- **Data shown**
========================
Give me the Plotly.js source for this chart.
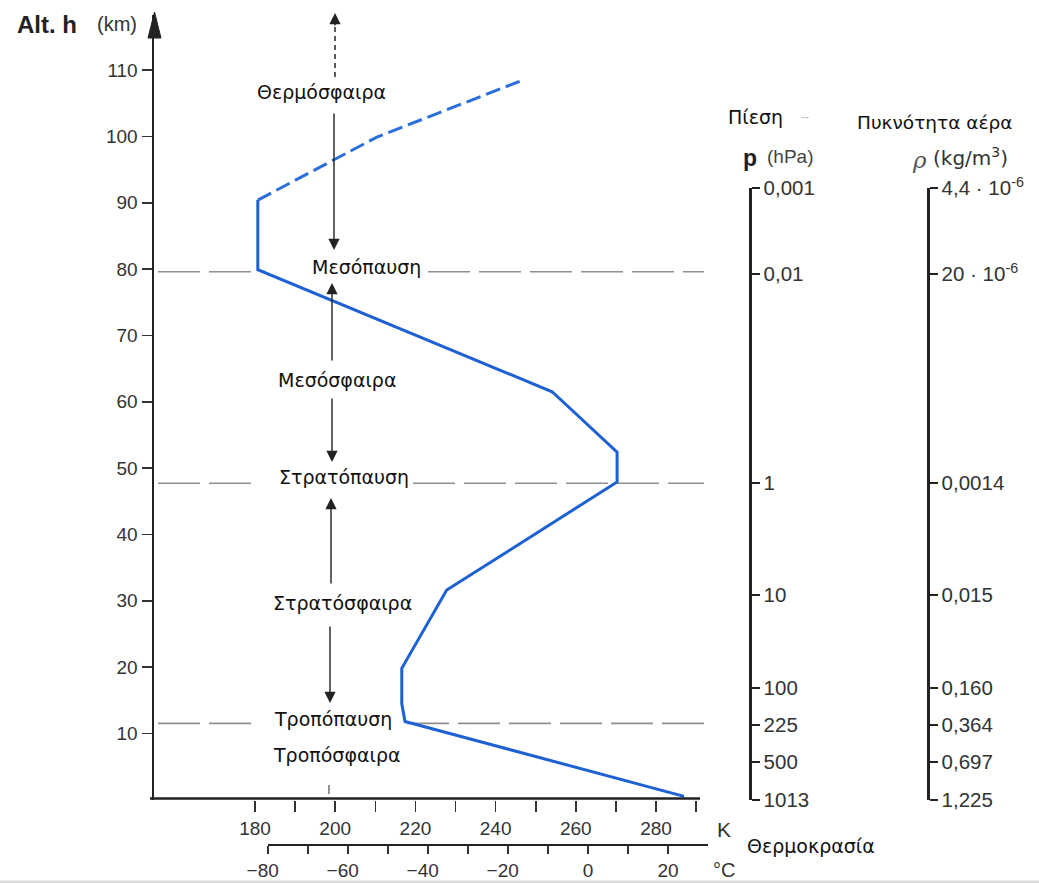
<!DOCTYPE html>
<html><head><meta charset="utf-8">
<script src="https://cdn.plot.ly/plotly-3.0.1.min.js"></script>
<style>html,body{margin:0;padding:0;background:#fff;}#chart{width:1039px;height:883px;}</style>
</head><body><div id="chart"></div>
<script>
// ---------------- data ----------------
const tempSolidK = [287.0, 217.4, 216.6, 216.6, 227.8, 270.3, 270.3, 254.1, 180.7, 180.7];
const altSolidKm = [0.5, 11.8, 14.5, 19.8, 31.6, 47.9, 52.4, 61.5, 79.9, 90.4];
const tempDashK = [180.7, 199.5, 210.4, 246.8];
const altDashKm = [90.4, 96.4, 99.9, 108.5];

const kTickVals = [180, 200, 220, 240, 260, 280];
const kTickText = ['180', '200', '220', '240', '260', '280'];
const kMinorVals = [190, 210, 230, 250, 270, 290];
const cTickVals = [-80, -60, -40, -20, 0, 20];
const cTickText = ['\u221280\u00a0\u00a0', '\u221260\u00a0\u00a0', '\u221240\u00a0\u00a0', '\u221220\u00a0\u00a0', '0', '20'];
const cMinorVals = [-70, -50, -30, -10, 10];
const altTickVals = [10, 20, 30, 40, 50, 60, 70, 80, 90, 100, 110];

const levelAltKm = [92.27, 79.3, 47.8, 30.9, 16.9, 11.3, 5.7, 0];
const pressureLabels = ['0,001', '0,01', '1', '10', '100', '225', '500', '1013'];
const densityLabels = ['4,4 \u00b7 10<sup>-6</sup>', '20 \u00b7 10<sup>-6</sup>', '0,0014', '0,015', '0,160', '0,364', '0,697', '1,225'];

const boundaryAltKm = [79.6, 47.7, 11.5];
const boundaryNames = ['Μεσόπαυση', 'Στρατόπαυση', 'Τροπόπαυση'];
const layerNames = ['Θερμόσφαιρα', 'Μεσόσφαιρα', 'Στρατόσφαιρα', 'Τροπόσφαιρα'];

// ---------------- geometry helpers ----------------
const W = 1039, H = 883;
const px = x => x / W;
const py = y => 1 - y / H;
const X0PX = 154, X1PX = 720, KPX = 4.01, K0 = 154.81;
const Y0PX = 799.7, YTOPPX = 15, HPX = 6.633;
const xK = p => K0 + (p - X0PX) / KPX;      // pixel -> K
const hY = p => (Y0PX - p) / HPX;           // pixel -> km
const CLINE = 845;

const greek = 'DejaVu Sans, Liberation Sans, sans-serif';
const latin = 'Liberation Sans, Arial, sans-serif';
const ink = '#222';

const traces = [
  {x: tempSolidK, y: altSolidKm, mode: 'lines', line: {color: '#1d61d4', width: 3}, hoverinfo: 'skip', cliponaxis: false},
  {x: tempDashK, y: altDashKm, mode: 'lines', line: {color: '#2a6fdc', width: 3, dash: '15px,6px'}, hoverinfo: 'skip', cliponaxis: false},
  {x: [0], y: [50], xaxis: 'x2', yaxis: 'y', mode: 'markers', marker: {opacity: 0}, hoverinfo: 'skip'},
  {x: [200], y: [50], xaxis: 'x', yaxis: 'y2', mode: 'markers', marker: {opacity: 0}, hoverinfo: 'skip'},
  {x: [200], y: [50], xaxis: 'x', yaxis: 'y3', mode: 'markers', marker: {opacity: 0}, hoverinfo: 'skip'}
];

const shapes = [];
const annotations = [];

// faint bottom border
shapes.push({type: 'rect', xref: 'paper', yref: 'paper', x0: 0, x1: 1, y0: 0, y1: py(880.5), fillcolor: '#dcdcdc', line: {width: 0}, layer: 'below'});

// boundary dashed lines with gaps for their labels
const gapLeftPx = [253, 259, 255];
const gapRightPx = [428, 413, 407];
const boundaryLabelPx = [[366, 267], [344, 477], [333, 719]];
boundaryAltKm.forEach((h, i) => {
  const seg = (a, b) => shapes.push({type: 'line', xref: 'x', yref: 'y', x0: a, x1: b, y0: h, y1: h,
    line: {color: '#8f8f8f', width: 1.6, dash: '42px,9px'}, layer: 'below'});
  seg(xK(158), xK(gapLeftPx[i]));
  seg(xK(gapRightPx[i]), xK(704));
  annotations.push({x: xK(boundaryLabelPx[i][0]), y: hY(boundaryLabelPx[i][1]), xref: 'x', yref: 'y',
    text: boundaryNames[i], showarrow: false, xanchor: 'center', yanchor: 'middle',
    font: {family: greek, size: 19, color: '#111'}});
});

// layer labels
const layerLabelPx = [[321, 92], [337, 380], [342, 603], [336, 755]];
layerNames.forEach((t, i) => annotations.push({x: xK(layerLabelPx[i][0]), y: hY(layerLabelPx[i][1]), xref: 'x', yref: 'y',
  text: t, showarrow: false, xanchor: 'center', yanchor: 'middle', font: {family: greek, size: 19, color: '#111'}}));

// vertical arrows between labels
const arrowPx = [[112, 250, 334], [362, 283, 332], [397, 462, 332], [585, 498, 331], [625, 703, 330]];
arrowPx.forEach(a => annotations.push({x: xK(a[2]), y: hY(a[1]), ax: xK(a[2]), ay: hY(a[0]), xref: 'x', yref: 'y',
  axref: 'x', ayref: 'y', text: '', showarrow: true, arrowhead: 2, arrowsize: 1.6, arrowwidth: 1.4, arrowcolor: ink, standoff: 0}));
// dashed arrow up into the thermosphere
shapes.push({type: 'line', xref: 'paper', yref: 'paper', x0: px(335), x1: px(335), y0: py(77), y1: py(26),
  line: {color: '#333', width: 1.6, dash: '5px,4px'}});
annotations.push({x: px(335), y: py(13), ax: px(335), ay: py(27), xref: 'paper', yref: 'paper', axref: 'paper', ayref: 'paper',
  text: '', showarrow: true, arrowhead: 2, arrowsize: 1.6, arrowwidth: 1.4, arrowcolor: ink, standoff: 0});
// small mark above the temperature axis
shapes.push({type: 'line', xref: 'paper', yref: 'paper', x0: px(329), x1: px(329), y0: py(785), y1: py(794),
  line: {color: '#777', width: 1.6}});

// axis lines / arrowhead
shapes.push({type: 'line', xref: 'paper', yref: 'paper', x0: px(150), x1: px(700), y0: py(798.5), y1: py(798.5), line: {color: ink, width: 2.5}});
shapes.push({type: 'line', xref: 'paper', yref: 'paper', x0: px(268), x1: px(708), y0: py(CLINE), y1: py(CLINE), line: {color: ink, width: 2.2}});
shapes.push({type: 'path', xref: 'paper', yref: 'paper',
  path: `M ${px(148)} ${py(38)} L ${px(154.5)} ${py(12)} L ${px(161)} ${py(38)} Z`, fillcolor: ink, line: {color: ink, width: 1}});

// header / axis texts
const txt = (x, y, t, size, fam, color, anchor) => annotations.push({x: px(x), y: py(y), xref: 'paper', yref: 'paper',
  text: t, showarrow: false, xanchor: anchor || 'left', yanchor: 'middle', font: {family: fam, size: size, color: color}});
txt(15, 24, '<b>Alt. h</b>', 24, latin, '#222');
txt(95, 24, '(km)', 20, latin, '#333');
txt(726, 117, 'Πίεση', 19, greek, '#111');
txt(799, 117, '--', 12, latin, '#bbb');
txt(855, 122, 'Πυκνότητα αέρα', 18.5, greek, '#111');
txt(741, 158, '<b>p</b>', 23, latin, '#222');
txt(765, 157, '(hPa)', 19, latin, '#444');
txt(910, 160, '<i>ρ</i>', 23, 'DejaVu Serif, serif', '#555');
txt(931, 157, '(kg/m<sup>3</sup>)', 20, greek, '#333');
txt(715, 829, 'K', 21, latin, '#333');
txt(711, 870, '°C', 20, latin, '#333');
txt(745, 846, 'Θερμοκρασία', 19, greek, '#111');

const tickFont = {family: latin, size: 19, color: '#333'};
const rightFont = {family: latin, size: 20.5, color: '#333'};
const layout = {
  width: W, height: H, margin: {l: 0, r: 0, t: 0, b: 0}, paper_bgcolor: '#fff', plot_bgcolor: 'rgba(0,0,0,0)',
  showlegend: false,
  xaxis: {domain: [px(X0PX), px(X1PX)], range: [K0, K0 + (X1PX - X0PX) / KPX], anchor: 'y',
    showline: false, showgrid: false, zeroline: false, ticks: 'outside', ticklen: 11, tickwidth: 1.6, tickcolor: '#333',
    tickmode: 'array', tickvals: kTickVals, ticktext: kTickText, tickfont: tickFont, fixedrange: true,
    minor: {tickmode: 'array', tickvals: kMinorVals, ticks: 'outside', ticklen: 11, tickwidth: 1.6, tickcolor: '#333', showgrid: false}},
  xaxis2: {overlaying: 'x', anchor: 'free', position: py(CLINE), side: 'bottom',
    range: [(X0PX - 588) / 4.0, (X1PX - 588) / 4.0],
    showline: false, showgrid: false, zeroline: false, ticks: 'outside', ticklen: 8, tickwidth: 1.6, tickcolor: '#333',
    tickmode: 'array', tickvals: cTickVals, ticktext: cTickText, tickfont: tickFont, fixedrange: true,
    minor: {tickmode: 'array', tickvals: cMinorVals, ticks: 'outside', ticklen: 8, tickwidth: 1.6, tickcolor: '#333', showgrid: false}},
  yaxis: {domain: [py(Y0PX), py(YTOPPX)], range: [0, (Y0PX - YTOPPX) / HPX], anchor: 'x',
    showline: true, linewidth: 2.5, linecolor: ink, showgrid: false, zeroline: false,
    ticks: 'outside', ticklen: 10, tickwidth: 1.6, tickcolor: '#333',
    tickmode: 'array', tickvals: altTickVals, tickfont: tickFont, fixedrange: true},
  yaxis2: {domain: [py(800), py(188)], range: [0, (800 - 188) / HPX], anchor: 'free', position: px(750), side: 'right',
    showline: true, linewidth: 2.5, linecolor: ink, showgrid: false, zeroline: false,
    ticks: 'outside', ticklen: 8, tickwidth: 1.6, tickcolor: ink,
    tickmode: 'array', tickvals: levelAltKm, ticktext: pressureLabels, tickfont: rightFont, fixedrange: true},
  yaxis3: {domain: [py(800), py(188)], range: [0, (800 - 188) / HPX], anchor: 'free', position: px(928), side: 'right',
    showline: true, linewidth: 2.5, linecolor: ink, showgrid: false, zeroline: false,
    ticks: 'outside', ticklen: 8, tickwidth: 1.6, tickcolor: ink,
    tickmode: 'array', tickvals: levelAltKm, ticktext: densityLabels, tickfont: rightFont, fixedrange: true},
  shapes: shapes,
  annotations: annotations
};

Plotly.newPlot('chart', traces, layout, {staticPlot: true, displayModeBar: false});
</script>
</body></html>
========================
Leave out the pictures and repeat exactly the lines from the start of the material through the line that contains "const ink = '#222';", both included.

Give me the Plotly.js source for this chart.
<!DOCTYPE html>
<html><head><meta charset="utf-8">
<script src="https://cdn.plot.ly/plotly-3.0.1.min.js"></script>
<style>html,body{margin:0;padding:0;background:#fff;}#chart{width:1039px;height:883px;}</style>
</head><body><div id="chart"></div>
<script>
// ---------------- data ----------------
const tempSolidK = [287.0, 217.4, 216.6, 216.6, 227.8, 270.3, 270.3, 254.1, 180.7, 180.7];
const altSolidKm = [0.5, 11.8, 14.5, 19.8, 31.6, 47.9, 52.4, 61.5, 79.9, 90.4];
const tempDashK = [180.7, 199.5, 210.4, 246.8];
const altDashKm = [90.4, 96.4, 99.9, 108.5];

const kTickVals = [180, 200, 220, 240, 260, 280];
const kTickText = ['180', '200', '220', '240', '260', '280'];
const kMinorVals = [190, 210, 230, 250, 270, 290];
const cTickVals = [-80, -60, -40, -20, 0, 20];
const cTickText = ['\u221280\u00a0\u00a0', '\u221260\u00a0\u00a0', '\u221240\u00a0\u00a0', '\u221220\u00a0\u00a0', '0', '20'];
const cMinorVals = [-70, -50, -30, -10, 10];
const altTickVals = [10, 20, 30, 40, 50, 60, 70, 80, 90, 100, 110];

const levelAltKm = [92.27, 79.3, 47.8, 30.9, 16.9, 11.3, 5.7, 0];
const pressureLabels = ['0,001', '0,01', '1', '10', '100', '225', '500', '1013'];
const densityLabels = ['4,4 \u00b7 10<sup>-6</sup>', '20 \u00b7 10<sup>-6</sup>', '0,0014', '0,015', '0,160', '0,364', '0,697', '1,225'];

const boundaryAltKm = [79.6, 47.7, 11.5];
const boundaryNames = ['Μεσόπαυση', 'Στρατόπαυση', 'Τροπόπαυση'];
const layerNames = ['Θερμόσφαιρα', 'Μεσόσφαιρα', 'Στρατόσφαιρα', 'Τροπόσφαιρα'];

// ---------------- geometry helpers ----------------
const W = 1039, H = 883;
const px = x => x / W;
const py = y => 1 - y / H;
const X0PX = 154, X1PX = 720, KPX = 4.01, K0 = 154.81;
const Y0PX = 799.7, YTOPPX = 15, HPX = 6.633;
const xK = p => K0 + (p - X0PX) / KPX;      // pixel -> K
const hY = p => (Y0PX - p) / HPX;           // pixel -> km
const CLINE = 845;

const greek = 'DejaVu Sans, Liberation Sans, sans-serif';
const latin = 'Liberation Sans, Arial, sans-serif';
const ink = '#222';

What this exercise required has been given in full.